Initially called the Hemera, Eterniti Motor's only vehicle was renamed Artemis when shown at the 2012 Beijing Motor Show. The Artemis features a Porsche 4.8-litre twin-turbocharged V8, producing 591 bhp and 553 lbft of torque, resulting in a claimed a 0-62 mph time of 4.2 seconds and a top speed of 180 mi/h.

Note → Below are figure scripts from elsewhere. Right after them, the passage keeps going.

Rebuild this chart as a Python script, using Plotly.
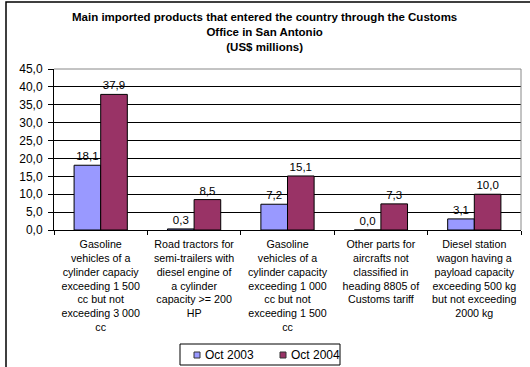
import plotly.graph_objects as go

# Product categories (line-wrapped for the axis)
categories = [
    "Gasoline<br>vehicles of a<br>cylinder capaciy<br>exceeding 1 500<br>cc but not<br>exceeding 3 000<br>cc",
    "Road tractors for<br>semi-trailers with<br>diesel engine of<br>a cylinder<br>capacity >= 200<br>HP",
    "Gasoline<br>vehicles of a<br>cylinder capacity<br>exceeding 1 000<br>cc but not<br>exceeding 1 500<br>cc",
    "Other parts for<br>aircrafts not<br>classified in<br>heading 8805 of<br>Customs tariff",
    "Diesel station<br>wagon having a<br>payload capacity<br>exceeding 500 kg<br>but not exceeding<br>2000 kg",
]
oct_2003 = [18.1, 0.3, 7.2, 0.0, 3.1]
oct_2004 = [37.9, 8.5, 15.1, 7.3, 10.0]
series_names = ["Oct 2003", "Oct 2004"]
series_colors = ["#9999FF", "#993366"]
y_ticks = [0, 5, 10, 15, 20, 25, 30, 35, 40, 45]
title_text = ("Main imported products that entered the country through the Customs"
              "<br>Office in San Antonio<br>(US$ millions)")

FONT = "Liberation Sans, Arial, sans-serif"

fig = go.Figure()
for name, vals, color in zip(series_names, [oct_2003, oct_2004], series_colors):
    fig.add_trace(go.Bar(
        name=name, x=categories, y=vals,
        marker=dict(color=color, line=dict(color="black", width=1)),
        texttemplate="%{y:.1f}", textposition="outside",
        textfont=dict(size=11.5, color="black", family=FONT),
        cliponaxis=False, showlegend=False,
    ))

# Plot-area geometry in pixels
W, H = 530, 367
L, R, T, B = 54, 9, 69, 137
pw, ph = W - L - R, H - T - B


def px_x(p):
    return (p - L) / pw


def px_y(p):
    return (H - B - p) / ph


shapes = [
    # outer frame (runs off the right and bottom edges)
    dict(type="rect", xref="paper", yref="paper",
         x0=px_x(6), x1=px_x(560), y0=px_y(400), y1=px_y(2),
         line=dict(color="black", width=1.5), layer="below"),
    # plot-area border on top and right
    dict(type="line", xref="paper", yref="paper", x0=0, x1=1, y0=1, y1=1,
         line=dict(color="#888888", width=1), layer="above"),
    dict(type="line", xref="paper", yref="paper", x0=1, x1=1, y0=0, y1=1,
         line=dict(color="#888888", width=1), layer="above"),
    # legend box
    dict(type="rect", xref="paper", yref="paper",
         x0=px_x(180), x1=px_x(340), y0=px_y(365), y1=px_y(344),
         line=dict(color="black", width=1), fillcolor="white"),
]

annotations = [
    dict(text="<b>" + title_text + "</b>", xref="paper", yref="paper",
         x=px_x(264), y=px_y(9), xanchor="center", yanchor="top",
         showarrow=False, align="center",
         font=dict(size=11.5, family=FONT, color="black")),
]

# hand-drawn legend entries
legend_x = [194, 280]
for name, color, lx in zip(series_names, series_colors, legend_x):
    shapes.append(dict(type="rect", xref="paper", yref="paper",
                       x0=px_x(lx), x1=px_x(lx + 6),
                       y0=px_y(358), y1=px_y(352),
                       line=dict(color="#333333", width=1), fillcolor=color))
    annotations.append(dict(text=name, xref="paper", yref="paper",
                            x=px_x(lx + 8.5), y=px_y(355),
                            xanchor="left", yanchor="middle",
                            showarrow=False,
                            font=dict(size=12, family=FONT, color="black")))

fig.update_layout(
    width=W, height=H,
    margin=dict(l=L, r=R, t=T, b=B, pad=0, autoexpand=False),
    paper_bgcolor="white", plot_bgcolor="white",
    separators=",.",
    font=dict(family=FONT, size=11, color="black"),
    barmode="group", bargap=0.43, bargroupgap=0,
    showlegend=False,
    shapes=shapes, annotations=annotations,
)

fig.update_yaxes(
    range=[0, 45], tickvals=y_ticks, tickformat=".1f",
    showgrid=True, gridcolor="black", gridwidth=1,
    showline=True, linecolor="black", linewidth=1,
    ticks="outside", ticklen=5, tickcolor="black", ticklabelstandoff=3,
    tickfont=dict(size=12, family=FONT),
    zeroline=False, automargin=False,
)
fig.update_xaxes(
    showline=True, linecolor="black", linewidth=1,
    ticks="outside", ticklen=4, tickcolor="black", tickson="boundaries",
    ticklabelstandoff=4,
    tickfont=dict(size=10.7, family=FONT), tickangle=0,
    showgrid=False, automargin=False,
)

fig.write_html("out.html")
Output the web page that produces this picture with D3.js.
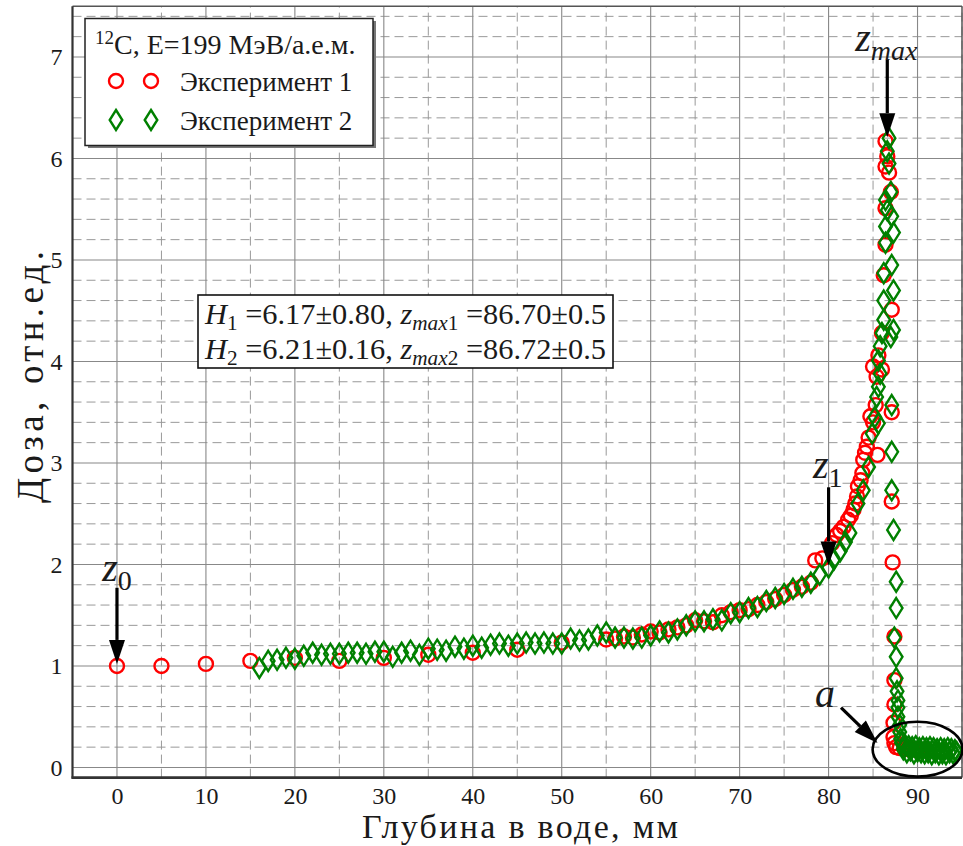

The Artemis has been named the world’s first Super-SUV, extensively modifying the Porsche Cayenne with new carbon composite body panels and ultra-low profile 315/25 tyres that sit on large 23" super-lightweight forged alloy rims. The standard specification features twin electric reclining seats in the rear, a choice of starlight roof lining or panoramic glass roof, quilted undercarpets and boot trim, lambswool rugs, electronic-reveal iPads, and a drinks chiller.

==Company history==
The company is formally registered as Eterniti Motors Limited and was registered in September 2010. Its first public announcement was not until 16 August 2011. Eterniti Motors is backed by a group of international investors with collective experience in high-level luxury automobiles.
The company listed Alastair Macqueen, a former XJ220 developer as its Chief Engineer, Tim Sugden as interim General Manager, and Mark Carbery formerly of Lexus as Head of Brand and Communications. Former Formula One driver Johnny Herbert was briefly mentioned as developing and promoting the vehicle.